Confermato tra i candidati alla Camera, ma in Sicilia Orientale, anche Nino Minardo, condannato nel 2011 in primo grado con il rito abbreviato ad un anno di reclusione per abuso d’ufficio. Minardo è il giovane rampollo di una dinastia di petrolieri con la passione per la politica: suo zio Riccardo, già deputato nazionale e regionale con il Movimento per l’Autonomia, è stato arrestato nell’aprile del 2011 per associazione a delinquere, truffa aggravata e malversazione ai danni dello Stato proprio mentre sedeva all’Assemblea regionale Siciliana. Si affida a candidature familiari anche Gianpiero Samorì che nei suoi Moderati in Rivoluzione candida i fratelli Ruggirello: Paolo, deputato regionale proveniente dal Movimento per l’Autonomia è numero due alla Camera, mentre Bice, già candidata alle regionali del 2006 con il Ccd, è numero 2 al senato. Sono i figli di Giuseppe Ruggirello, banchiere trapanese proprietario negli anni ’70 della Banca Industriale, storico sponsor del leader socialista Bartolo Pellegrino, vice presidente della Regione Sicilia governata da Cuffaro, arrestato per mafia nel 2007 mentre al telefono chiamava i carabinieri “sbirri e infami” e poi assolto in via definitiva.

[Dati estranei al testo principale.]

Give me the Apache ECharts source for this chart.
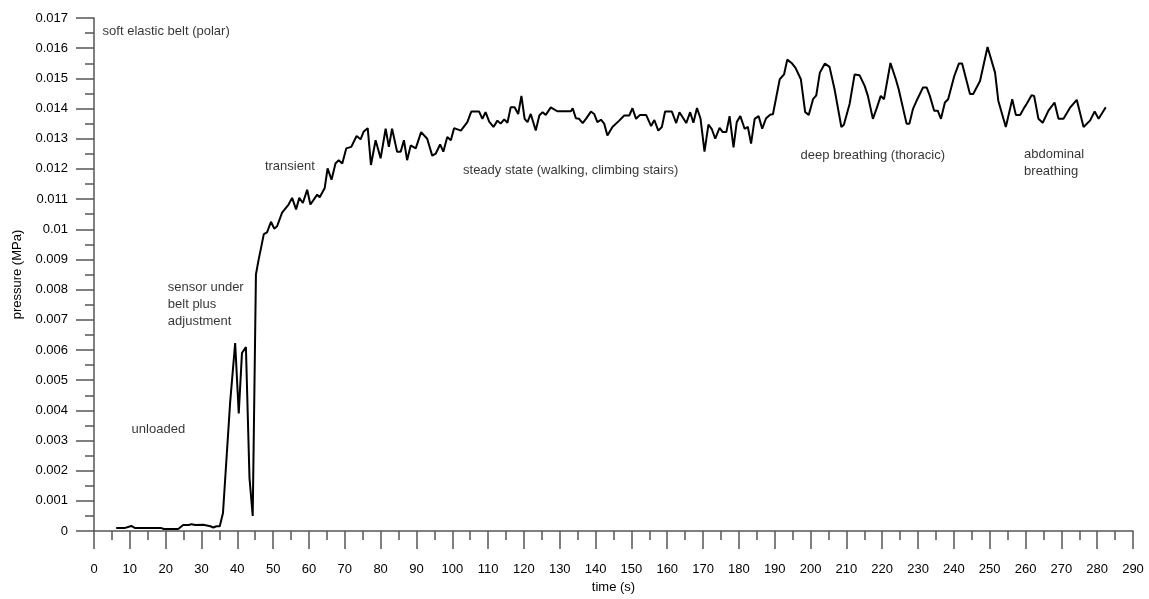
<!DOCTYPE html>
<html lang="en">
<head>
    <meta charset="UTF-8">
    <title>pressure</title>
    <script src="https://cdn.jsdelivr.net/npm/echarts@6/dist/echarts.min.js"></script>
</head>
<style>
    html, body { margin: 0; padding: 0; background: #fff; width: 100%; height: 100%; overflow: hidden; }
    #main { width: 100vw; height: 100vh; }
</style>
<body>
<div id="main"></div>
<script>
    // time (s)
    var times = [
        6.2, 8.5, 10.4, 11.5, 15, 18.8, 19.5, 23.5, 24.9, 26.5, 27.2, 28.3, 30.5, 32.5, 33.3, 34.2, 35.1, 36.0,
        38.0, 39.4, 40.4, 41.3, 42.4, 43.4, 44.3, 45.2, 45.9, 47.4, 48.3, 49.4, 50.3, 51.1, 52.5, 54.3, 55.3,
        56.4, 57.3, 58.3, 59.5, 60.4, 62.3, 63.0, 64.4, 65.2, 66.3, 67.4, 68.3, 69.3, 70.4, 71.8, 73.3, 74.4,
        75.3, 76.4, 77.3, 78.6, 80.0, 81.4, 82.3, 83.2, 84.6, 85.6, 86.5, 87.4, 88.4, 89.8, 91.3, 93.0, 94.4,
        95.4, 96.6, 97.5, 98.6, 99.6, 100.5, 102.4, 104.2, 105.3, 107.5, 108.4, 109.3, 110.3, 111.5, 112.6,
        113.5, 114.5, 115.4, 116.3, 117.4, 118.4, 119.3, 120.2, 121.0, 121.9, 123.3, 124.3, 125.2, 126.1,
        127.5, 129.3, 133.1, 133.6, 134.5, 135.4, 136.4, 137.3, 138.7, 139.6, 140.5, 141.5, 142.4, 143.3,
        144.7, 146.6, 148.0, 149.4, 150.3, 151.3, 152.4, 154.1, 155.5, 156.4, 157.5, 158.5, 159.4, 161.3,
        162.5, 163.4, 164.3, 165.3, 166.4, 167.3, 168.3, 169.3, 170.4, 171.5, 172.4, 173.4, 174.6, 175.5,
        176.5, 177.4, 178.5, 179.4, 180.4, 181.6, 182.5, 183.4, 184.4, 185.5, 186.5, 187.6, 188.8, 189.5,
        191.4, 192.6, 193.5, 194.7, 195.8, 197.3, 198.5, 199.5, 200.7, 201.6, 202.6, 204.0, 205.3, 206.7,
        208.6, 209.3, 210.9, 212.3, 213.7, 215.1, 216.0, 217.4, 218.4, 219.6, 220.5, 222.3, 223.8, 224.6,
        226.8, 227.6, 228.6, 229.8, 231.4, 232.4, 233.3, 234.5, 235.5, 236.4, 237.5, 238.4, 240.1, 241.4,
        242.3, 244.5, 245.4, 247.3, 249.4, 251.5, 252.4, 254.5, 256.3, 257.3, 258.5, 259.7, 260.3, 261.7,
        262.4, 263.6, 264.8, 266.4, 268.1, 269.2, 270.6, 272.5, 274.3, 276.2, 278.0, 279.3, 280.4, 282.4
    ];
    // pressure (MPa)
    var pressures = [
        0.0001, 0.0001, 0.00017, 0.0001, 0.0001, 0.0001, 0.00007, 0.00007, 0.0002, 0.0002, 0.00023, 0.0002, 0.00021, 0.00016, 0.00012, 0.00016, 0.00016, 0.0006,
        0.00427, 0.00623, 0.0039, 0.0059, 0.0061, 0.00176, 0.0005, 0.0085, 0.00896, 0.00984, 0.0099, 0.01025, 0.01002, 0.0101, 0.01055, 0.01082, 0.01104,
        0.01066, 0.01104, 0.01087, 0.01131, 0.01082, 0.01115, 0.01106, 0.01137, 0.01202, 0.01164, 0.01218, 0.01229, 0.01218, 0.01268, 0.01273, 0.01309, 0.01298,
        0.01324, 0.01335, 0.01213, 0.01295, 0.01235, 0.01333, 0.01273, 0.01333, 0.01257, 0.01257, 0.01295, 0.01229, 0.01278, 0.01268, 0.01322, 0.013, 0.01244,
        0.01251, 0.01281, 0.01257, 0.01306, 0.01295, 0.01335, 0.01327, 0.01355, 0.0139, 0.0139, 0.01366, 0.01388, 0.01357, 0.01339, 0.0136,
        0.0135, 0.01364, 0.01353, 0.01404, 0.01404, 0.01382, 0.01442, 0.01366, 0.01355, 0.01382, 0.01327, 0.01377, 0.01388, 0.01379,
        0.01404, 0.01391, 0.01391, 0.01401, 0.01368, 0.01366, 0.01352, 0.01366, 0.0139, 0.01382, 0.01355, 0.01363, 0.0135, 0.01311,
        0.01339, 0.0136, 0.01377, 0.01377, 0.01401, 0.01366, 0.01379, 0.01379, 0.01342, 0.01362, 0.01327, 0.01339, 0.0139, 0.0139,
        0.01352, 0.01388, 0.01371, 0.01352, 0.01388, 0.01353, 0.01402, 0.01366, 0.01257, 0.01347, 0.01333, 0.013, 0.01336, 0.01322,
        0.01322, 0.01375, 0.01271, 0.01355, 0.01375, 0.01333, 0.01339, 0.01284, 0.01366, 0.01375, 0.01333, 0.01368, 0.0138, 0.01381,
        0.01497, 0.01513, 0.01562, 0.01551, 0.01535, 0.01497, 0.01388, 0.01379, 0.01431, 0.01444, 0.01519, 0.01549, 0.01538, 0.01464,
        0.01339, 0.01346, 0.01415, 0.01513, 0.0151, 0.01475, 0.01442, 0.01366, 0.01399, 0.01442, 0.01431, 0.01551, 0.01497, 0.01464,
        0.0135, 0.0135, 0.01399, 0.01431, 0.0147, 0.0147, 0.01442, 0.01393, 0.01393, 0.01366, 0.0142, 0.01431, 0.01507, 0.01549,
        0.01549, 0.01448, 0.01448, 0.01491, 0.01604, 0.01519, 0.01426, 0.01339, 0.01431, 0.01379, 0.01379, 0.01404, 0.01415, 0.01444,
        0.01442, 0.01366, 0.01353, 0.01393, 0.0142, 0.01366, 0.01366, 0.01404, 0.01429, 0.01339, 0.0136, 0.0139, 0.01366, 0.01404
    ];
    // annotations: anchor time, anchor pressure (left / middle of first line), text
    var noteTimes = [2.4, 20.6, 10.5, 47.7, 103, 197.2, 259.6];
    var notePressures = [0.01657, 0.00809, 0.0034, 0.01209, 0.01196, 0.01245, 0.01251];
    var noteTexts = [
        'soft elastic belt (polar)',
        'sensor under\nbelt plus\nadjustment',
        'unloaded',
        'transient',
        'steady state (walking, climbing stairs)',
        'deep breathing (thoracic)',
        'abdominal\nbreathing'
    ];

    var lineData = [];
    for (var i = 0; i < times.length; i++) {
        lineData.push([times[i], pressures[i]]);
    }
    var noteData = [];
    for (var j = 0; j < noteTexts.length; j++) {
        noteData.push({ value: [noteTimes[j], notePressures[j]], label: { formatter: noteTexts[j] } });
    }

    var axisColor = '#555';
    var fontFam = '"Liberation Sans", Arial, sans-serif';

    var myChart = echarts.init(document.getElementById('main'));
    var option = {
        animation: false,
        textStyle: { fontFamily: fontFam },
        grid: { left: 94, right: 16, top: 18, bottom: 62, containLabel: false },
        xAxis: {
            type: 'value',
            min: 0, max: 290, interval: 10,
            name: 'time (s)',
            nameLocation: 'middle',
            nameGap: 44,
            nameTextStyle: { color: '#000', fontSize: 13, fontFamily: fontFam },
            axisLine: { show: true, lineStyle: { color: axisColor, width: 1.5 } },
            axisTick: { show: true, length: 18, lineStyle: { color: axisColor, width: 1.5 } },
            minorTick: { show: true, splitNumber: 2, length: 9, lineStyle: { color: axisColor, width: 1.5 } },
            axisLabel: { color: '#000', fontSize: 13, margin: 32, fontFamily: fontFam },
            splitLine: { show: false }
        },
        yAxis: {
            type: 'value',
            min: 0, max: 0.017, interval: 0.001,
            name: 'pressure (MPa)',
            nameLocation: 'middle',
            nameGap: 70,
            nameTextStyle: { color: '#000', fontSize: 13, fontFamily: fontFam },
            axisLine: { show: true, lineStyle: { color: axisColor, width: 1.5 } },
            axisTick: { show: true, length: 18, lineStyle: { color: axisColor, width: 1.5 } },
            minorTick: { show: true, splitNumber: 2, length: 9, lineStyle: { color: axisColor, width: 1.5 } },
            axisLabel: {
                color: '#000', fontSize: 13, margin: 26, fontFamily: fontFam,
                formatter: function (v) { return String(parseFloat(v.toFixed(3))); }
            },
            splitLine: { show: false }
        },
        series: [
            {
                name: 'pressure',
                type: 'line',
                data: lineData,
                showSymbol: false,
                lineStyle: { color: '#000', width: 2 },
                z: 3
            },
            {
                name: 'notes',
                type: 'scatter',
                data: noteData,
                symbolSize: 0,
                silent: true,
                label: {
                    show: true,
                    position: 'right',
                    distance: 0,
                    align: 'left',
                    verticalAlign: 'top',
                    offset: [0, -8],
                    color: '#000',
                    fontSize: 13,
                    lineHeight: 17,
                    fontFamily: fontFam
                }
            }
        ]
    };
    myChart.setOption(option);
</script>
</body>
</html>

Curiosa invece la seconda piazza al Senato che la lista Monti per l’Italia ha riservato allo “sconosciuto” Rosario Sidoti. L’ex consigliere provinciale del piccolissimo comune messinese di Montagnareale ha infatti superato a sorpresa nomi di peso come quello del senatore uscente Benedetto Adragna, che per seguire Monti ha lasciato il Pd, e quello di Antonino Recca, rettore dell’Università di Catania, piazzandosi dietro soltanto al capolista Pierferdinando Casini, e dunque in posizione utilissima per l’elezione. Sidoti però è indicato come uomo di fiducia dell’ex tesoriere dell’Udc Pippo Naro, già condannato in via definitiva a sei mesi per abuso d’ufficio e sotto processo per le tangenti Enav: il partito di Casini ha dunque preferito non riproporlo. Almeno non in prima persona.